Burdened with a heavy chainsaw spouting a diaphanous trail of smoke, LF pursues Sally stodgily but doggedly in a roundelay of choreographed movement racing through the reeds and branches of the path between the 2 houses. It’s beautiful, fairy-tale and dream imagery. Sally runs into perspective where the scale is really odd and Leatherface appears even larger in the foreground. She seems to disappear through a small hole in the branches as if jumping into the rabbit hole. The scenes are lit solely by head-,moon-, flash- and other fairy lights.
In TCM’s spaces there seems to be no outside world. While not entirely anarchistic (there seems to be some methods to the madness) there is no intrusion nor invocation of the Law (except once when Sally fruitlessly tries to threaten, plead and finally makes a sexual appeal for which she is comically mocked). The slaughterhouse family appears to be the only residents of the place and they do their own thing--killing everyone who comes through the area and stops by the screen door, Welcome!! (Hitchhiker sometimes sneaks out of their environment to make those graveyard cadaver sculptures.)
See Sally run! Run Sally, Run!
Towards the end of the film Sally is fighting for her life—she’s surviving wildly, instinctually and desperately, throwing herself though the windows which like the screen door that each victim approaches, acts as layers between narrative, real, and dream spaces. Each time Sally busts through a window she lands in another space. They are the same spaces we’ve seen previously but as in a dream—they are familiar but appear and/or feel changed.
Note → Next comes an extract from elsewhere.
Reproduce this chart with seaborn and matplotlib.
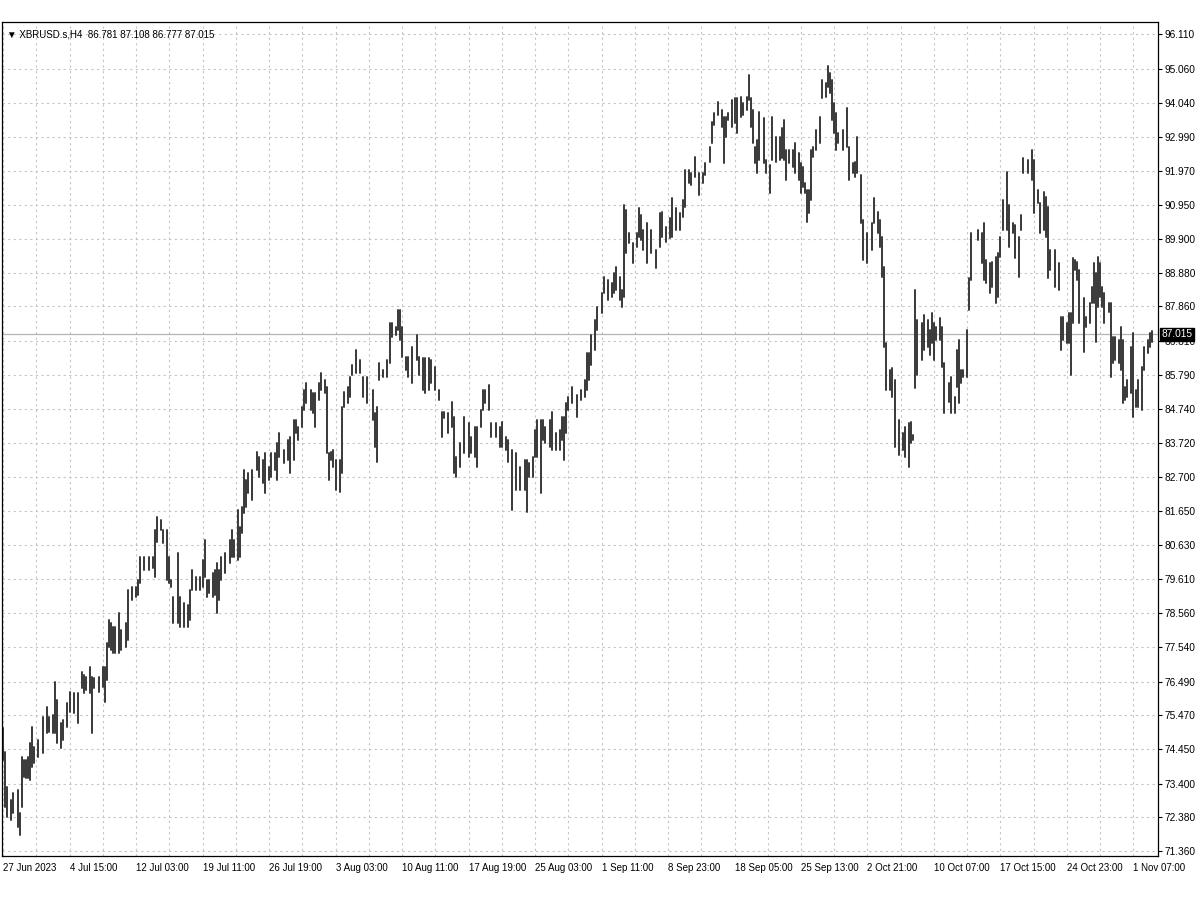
import pandas as pd
import matplotlib
matplotlib.use("Agg")
import matplotlib.pyplot as plt
import matplotlib.transforms as mtransforms
import seaborn as sns

# H4 bar number, high and low
bars = [0, 1, 2, 4, 5, 7, 8, 9, 10, 11, 12, 13, 14, 15, 17, 19, 21, 22, 24, 25,
        26, 28, 29, 31, 32, 34, 36, 38, 39, 40, 42, 43, 44, 46, 48, 49, 50, 51, 52, 53,
        54, 56, 57, 59, 60, 62, 64, 65, 66, 68, 70, 72, 73, 74, 76, 77, 79, 80, 81, 82,
        84, 85, 87, 89, 90, 91, 93, 95, 96, 97, 98, 99, 101, 102, 103, 104, 105, 107, 109, 110,
        111, 113, 114, 115, 116, 117, 118, 120, 122, 123, 125, 126, 128, 129, 131, 132, 133, 135, 137, 138,
        140, 141, 142, 144, 145, 146, 148, 149, 150, 152, 153, 155, 156, 157, 158, 159, 160, 162, 163, 164,
        166, 167, 168, 170, 172, 173, 175, 178, 179, 180, 181, 183, 185, 186, 187, 189, 190, 191, 192, 194,
        195, 197, 199, 200, 202, 203, 205, 206, 208, 210, 211, 212, 214, 216, 217, 218, 220, 222, 224, 225,
        227, 228, 230, 231, 232, 234, 235, 237, 239, 240, 242, 243, 245, 247, 249, 251, 252, 253, 255, 256,
        257, 259, 260, 261, 263, 264, 266, 268, 269, 270, 271, 272, 274, 276, 278, 280, 281, 282, 283, 285,
        286, 288, 289, 291, 293, 294, 295, 297, 298, 299, 300, 301, 303, 305, 306, 307, 308, 310, 312, 314,
        316, 317, 319, 321, 322, 324, 326, 327, 328, 330, 331, 333, 335, 337, 338, 340, 341, 342, 344, 346,
        347, 348, 349, 351, 352, 353, 355, 356, 358, 359, 360, 361, 362, 363, 364, 366, 367, 369, 370, 372,
        374, 375, 376, 377, 378, 380, 381, 383, 384, 385, 386, 387, 388, 389, 390, 391, 393, 394, 396, 397,
        398, 399, 400, 401, 402, 404, 406, 407, 409, 410, 411, 413, 414, 416, 418, 419, 421, 422, 423, 424,
        425, 427, 428, 429, 431, 433, 434, 436, 437, 438, 439, 440, 442, 443, 445, 446, 447, 448, 449, 451,
        452, 453, 455, 456, 458, 459, 460, 461, 462, 464, 465, 466, 469, 471, 472, 473, 475, 476, 478, 479,
        480, 481, 483, 484, 486, 487, 489, 490, 491, 493, 495, 496, 498, 499, 501, 502, 503, 504, 506, 508,
        509, 510, 512, 513, 514, 515, 516, 517, 518, 520, 521, 523, 524, 525, 526, 527, 528, 529, 530, 532,
        533, 534, 535, 537, 538, 539, 540, 541, 543, 544, 545, 546, 548, 549, 551, 552, 553]

highs = [75.09, 74.36, 73.30, 72.91, 73.12, 73.21, 72.51, 74.21, 74.12, 74.12, 74.21, 74.63, 75.12, 74.51, 74.73, 75.42, 75.73, 75.42, 75.48, 76.48,
         75.94, 75.24, 75.33, 75.85, 76.18, 76.15, 76.15, 76.79, 76.70, 76.63, 76.94, 76.63, 76.60, 76.63, 76.94, 76.94, 77.67, 78.36, 78.27, 78.15,
         78.15, 78.57, 78.06, 78.27, 79.27, 79.36, 79.36, 79.57, 80.27, 80.27, 80.27, 80.27, 81.09, 81.48, 81.39, 81.09, 81.09, 80.27, 79.57, 79.06,
         80.39, 79.06, 78.88, 78.82, 79.27, 79.88, 79.67, 79.67, 80.18, 80.79, 79.57, 79.57, 79.79, 79.88, 80.09, 79.88, 80.27, 80.39, 80.79, 81.09,
         80.79, 81.70, 81.18, 81.79, 82.91, 82.60, 82.82, 82.91, 83.45, 83.30, 83.21, 83.42, 83.00, 83.42, 83.42, 83.73, 84.03, 83.51, 83.82, 83.91,
         84.42, 84.42, 84.21, 84.82, 85.33, 85.54, 85.33, 85.24, 85.24, 85.54, 85.85, 85.63, 85.42, 83.42, 83.45, 83.51, 83.21, 83.21, 84.82, 85.27,
         85.42, 85.73, 86.09, 86.54, 86.24, 85.73, 85.73, 85.33, 84.63, 84.82, 86.15, 85.94, 86.24, 87.36, 87.36, 87.24, 87.76, 87.76, 87.24, 86.33,
         86.33, 86.63, 87.00, 86.33, 86.30, 86.30, 86.30, 86.24, 86.03, 85.33, 84.67, 84.67, 84.63, 84.97, 84.51, 83.30, 83.73, 84.51, 84.33, 83.91,
         84.21, 84.21, 84.73, 85.33, 85.33, 85.48, 84.33, 84.33, 84.21, 84.36, 83.91, 83.82, 83.51, 83.42, 83.00, 83.21, 83.21, 83.12, 83.30, 84.12,
         84.42, 84.42, 84.42, 84.21, 84.42, 84.67, 84.03, 84.12, 84.51, 84.51, 84.94, 85.12, 85.42, 85.18, 85.33, 85.63, 86.45, 86.45, 87.00, 87.45,
         87.85, 88.27, 88.76, 88.67, 88.57, 88.88, 89.06, 88.76, 88.36, 90.94, 90.79, 90.09, 89.79, 90.09, 90.85, 90.63, 90.18, 90.39, 90.18, 89.57,
         90.70, 90.73, 90.27, 90.54, 91.15, 90.85, 90.70, 91.09, 92.00, 92.00, 91.91, 92.39, 91.91, 91.91, 92.21, 92.70, 93.45, 93.73, 94.06, 93.82,
         93.60, 93.60, 93.73, 94.12, 94.18, 94.18, 94.21, 94.03, 94.21, 94.88, 94.18, 93.82, 92.70, 92.91, 93.76, 93.57, 92.30, 92.15, 93.60, 93.00,
         93.00, 93.27, 93.51, 92.60, 92.60, 92.60, 92.82, 92.51, 92.21, 92.09, 91.60, 91.39, 91.39, 92.60, 92.70, 93.21, 93.60, 94.73, 94.63, 95.15,
         94.94, 94.73, 94.03, 93.73, 93.12, 93.21, 93.88, 92.70, 92.21, 92.24, 93.00, 91.85, 90.48, 90.09, 90.39, 91.15, 90.73, 90.48, 89.97, 89.06,
         86.76, 85.94, 86.00, 85.63, 84.42, 84.03, 84.21, 84.33, 84.36, 83.97, 88.36, 87.45, 87.36, 87.60, 87.45, 87.15, 87.67, 87.36, 87.24, 87.51,
         87.24, 86.15, 85.54, 85.73, 85.12, 86.54, 86.85, 85.94, 85.94, 87.15, 88.73, 90.09, 90.18, 90.09, 90.39, 89.27, 89.18, 89.21, 89.36, 89.48,
         89.97, 91.09, 91.94, 90.94, 90.39, 90.33, 89.97, 90.63, 92.36, 92.30, 92.60, 92.30, 91.39, 91.00, 91.33, 91.18, 90.88, 89.57, 89.57, 89.18,
         87.54, 87.54, 87.36, 87.67, 87.67, 89.33, 89.27, 89.21, 88.97, 88.12, 87.54, 87.97, 88.45, 89.18, 88.88, 89.36, 89.18, 88.45, 88.27, 87.97,
         87.97, 86.94, 86.94, 86.85, 87.24, 86.85, 85.42, 85.63, 86.63, 87.06, 85.33, 85.63, 86.03, 86.63, 86.85, 87.06, 87.108]

lows = [74.12, 72.70, 72.39, 72.30, 72.51, 72.09, 71.85, 72.70, 73.60, 73.57, 73.57, 73.51, 73.91, 74.03, 74.21, 74.33, 74.94, 74.97, 74.94, 74.94,
        74.63, 74.48, 74.73, 75.12, 75.57, 75.54, 75.24, 76.30, 76.15, 76.24, 76.15, 74.94, 76.30, 76.18, 76.33, 75.88, 76.54, 77.54, 77.45, 77.36,
        77.36, 77.36, 77.45, 77.54, 77.76, 78.97, 79.06, 79.12, 79.48, 79.88, 79.88, 79.94, 79.67, 80.73, 81.09, 80.70, 79.57, 79.48, 79.36, 78.27,
        78.27, 78.15, 78.15, 78.15, 78.36, 79.27, 79.27, 79.27, 79.36, 79.67, 79.06, 79.18, 79.06, 79.12, 78.57, 78.97, 79.57, 79.79, 80.09, 80.27,
        80.27, 80.18, 80.27, 81.00, 81.60, 81.79, 82.21, 82.00, 82.91, 82.70, 82.51, 82.21, 82.60, 82.70, 82.91, 82.60, 83.30, 83.12, 83.21, 82.82,
        83.21, 84.03, 83.82, 84.21, 84.73, 84.94, 84.73, 84.63, 84.21, 85.03, 85.33, 85.24, 83.42, 82.60, 83.21, 83.00, 82.30, 82.24, 82.82, 84.82,
        84.94, 85.12, 85.79, 85.85, 85.85, 85.12, 84.94, 84.42, 83.60, 83.15, 85.63, 85.73, 85.73, 86.15, 86.94, 87.00, 87.15, 86.85, 86.33, 85.94,
        85.73, 85.54, 86.24, 85.79, 85.33, 85.24, 85.33, 85.54, 85.33, 85.03, 83.91, 84.48, 84.03, 84.21, 82.82, 82.70, 83.00, 83.42, 83.30, 83.42,
        83.30, 83.00, 84.21, 84.73, 84.94, 84.73, 83.91, 83.91, 83.60, 83.60, 83.51, 83.15, 81.70, 82.30, 82.30, 82.30, 81.63, 82.70, 82.70, 83.30,
        83.30, 82.21, 83.82, 83.73, 83.60, 83.51, 83.51, 83.51, 83.82, 83.21, 84.03, 84.73, 84.94, 84.51, 85.03, 85.12, 85.33, 85.63, 86.09, 86.54,
        87.15, 87.67, 88.27, 88.06, 88.15, 88.27, 88.36, 88.06, 87.85, 88.15, 89.48, 89.79, 89.18, 89.67, 89.97, 89.88, 89.57, 89.18, 89.48, 89.03,
        89.67, 89.97, 89.82, 89.94, 89.97, 90.18, 90.18, 90.57, 90.88, 91.60, 91.54, 91.79, 91.24, 91.60, 91.85, 92.24, 92.82, 93.36, 93.67, 93.30,
        92.21, 93.00, 93.51, 93.30, 93.42, 93.12, 93.60, 93.67, 93.82, 94.12, 93.30, 92.82, 92.21, 91.91, 92.30, 92.21, 91.91, 91.30, 92.30, 92.24,
        92.30, 92.36, 92.30, 91.70, 92.21, 92.09, 91.91, 91.70, 91.30, 91.48, 91.30, 90.42, 90.70, 91.09, 92.39, 92.60, 92.82, 94.18, 94.21, 94.51,
        94.33, 93.51, 93.12, 92.60, 92.82, 92.60, 92.70, 91.70, 91.91, 91.79, 91.91, 90.39, 89.27, 89.18, 89.57, 90.39, 90.09, 89.67, 88.76, 86.63,
        85.33, 85.33, 85.12, 83.60, 83.36, 83.51, 83.30, 83.00, 83.73, 83.82, 85.39, 85.79, 86.24, 86.54, 86.63, 86.39, 86.76, 86.24, 86.85, 86.85,
        86.03, 84.63, 84.97, 84.63, 84.63, 85.42, 84.94, 85.54, 85.73, 85.73, 87.76, 88.67, 89.88, 89.18, 88.67, 88.57, 88.27, 88.45, 87.97, 88.15,
        89.36, 90.18, 90.18, 89.67, 90.09, 89.33, 88.76, 90.18, 91.91, 91.91, 91.70, 90.70, 91.00, 90.09, 90.18, 89.97, 88.73, 88.97, 88.45, 88.36,
        86.54, 86.85, 86.76, 86.76, 85.79, 87.36, 88.97, 88.67, 87.36, 86.48, 87.24, 87.36, 87.97, 87.97, 86.79, 87.85, 88.15, 87.85, 87.36, 87.70,
        85.73, 86.15, 86.24, 86.15, 85.94, 84.94, 85.03, 85.12, 85.24, 84.51, 84.82, 84.82, 84.73, 85.94, 86.45, 86.63, 86.777]

x_ticks = [0, 32, 64, 96, 128, 160, 192, 224, 256, 288, 320, 352, 384, 416, 448, 480, 512, 544]
x_labels = ["27 Jun 2023", "4 Jul 15:00", "12 Jul 03:00", "19 Jul 11:00", "26 Jul 19:00",
            "3 Aug 03:00", "10 Aug 11:00", "17 Aug 19:00", "25 Aug 03:00", "1 Sep 11:00",
            "8 Sep 23:00", "18 Sep 05:00", "25 Sep 13:00", "2 Oct 21:00", "10 Oct 07:00",
            "17 Oct 15:00", "24 Oct 23:00", "1 Nov 07:00"]
y_labels = ["71.360", "72.380", "73.400", "74.450", "75.470", "76.490", "77.540", "78.560",
            "79.610", "80.630", "81.650", "82.700", "83.720", "84.740", "85.790", "86.810",
            "87.860", "88.880", "89.900", "90.950", "91.970", "92.990", "94.040", "95.060", "96.110"]
y_ticks = [float(s) for s in y_labels]
last_price = 87.015
title_txt = "\u25BC XBRUSD.s,H4  86.781 87.108 86.777 87.015"

n = len(bars)
df = pd.DataFrame({
    "bar": bars + bars,
    "price": highs + lows,
    "unit": list(range(n)) * 2,
})

sns.set_theme(style="white")
plt.rcParams["font.family"] = ["Liberation Sans", "DejaVu Sans"]

fig = plt.figure(figsize=(12, 9), dpi=100)
ax = fig.add_axes([2 / 1200, 1 - 856 / 900, 1156 / 1200, 834 / 900])

# grid first so bars sit on top
for v in y_ticks:
    ax.axhline(v, color="#c4c4c4", lw=0.8, ls=(0, (2, 3)), zorder=0)
for b in range(0, 560, 16):
    ax.axvline(b, color="#c4c4c4", lw=0.8, ls=(0, (2, 3)), zorder=0)
ax.axhline(last_price, color="#b4b4b4", lw=0.9, zorder=1)

sns.lineplot(data=df, x="bar", y="price", units="unit", estimator=None,
             color="#383838", lw=1.4, legend=False, ax=ax, zorder=2)

ax.set_xlim(-0.5, 555.8)
ax.set_ylim(71.21, 96.48)
ax.set_xlabel("")
ax.set_ylabel("")

ax.set_xticks(x_ticks)
ax.set_xticklabels(x_labels, fontsize=7, color="black")
ax.yaxis.tick_right()
ax.set_yticks(y_ticks)
ax.set_yticklabels(y_labels, fontsize=7.3, color="black")
ax.tick_params(axis="x", direction="out", length=4, width=0.8, pad=1, colors="black")
ax.tick_params(axis="y", direction="out", length=3, width=0.8, pad=2, colors="black")
for lbl in ax.get_xticklabels():
    lbl.set_horizontalalignment("left")

for s in ax.spines.values():
    s.set_visible(True)
    s.set_color("black")
    s.set_linewidth(0.9)

trans = mtransforms.blended_transform_factory(ax.transAxes, ax.transData)
ax.text(1.003, last_price, f"{last_price:.3f}", transform=trans, fontsize=7.3,
        color="white", va="center", ha="left", zorder=10, clip_on=False,
        bbox=dict(boxstyle="square,pad=0.15", fc="black", ec="black"))

ax.text(0.004, 0.985, title_txt, transform=ax.transAxes, fontsize=7,
        color="black", va="center", ha="left",
        family=["Liberation Sans", "DejaVu Sans"])

fig.savefig("out.png", dpi=100)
So, when the characters attempt to pursue Sally beyond the narrative space of the crazy house into the outside world, they are foiled. In her second leap she crosses the space between night and daylight, inside and outside. There is suddenly the imposition of the outside world with the driver and truck. Hitchhiker gets run down by the vehicle and when the driver sees Leatherface coming and he doesn’t ask any questions he just runs too!
In this disordered world when Sally goes through the glass the second time she is really running out of the tale—as in a lucid dream. Sally escapes from the movie in the pickup truck as Leatherface, free (?) on the border of the outside world (is there a world outside for Leatherface?), in his Fred Astaire shirt and tie and with his curly hair wig, dances around with his chainsaw. Leatherface dances because he can’t follow Sally any further just as (curly-haired) Franklin, trapped in his wheelchair, couldn’t follow her into their childhood home. I found Sally’s triumphant escape combined with Leatherface’s dance wonderful and invigorating, a fairy tale ending.


Or maybe, it’s really a sort of musical…
The End?

While I appreciate the reading of The Texas Chainsaw Massacre as a metaphor for apocalypse (and there are so many apocalyptic strains—especially the sinister and violent radio reports that run throughout) the film doesn’t strike me as soley dark and hopeless.
The lesson of the film, for me, is this:
If you see someone running after you with a chainsaw, run and run and run until you get away. Persevere and hopefully, you’ll survive!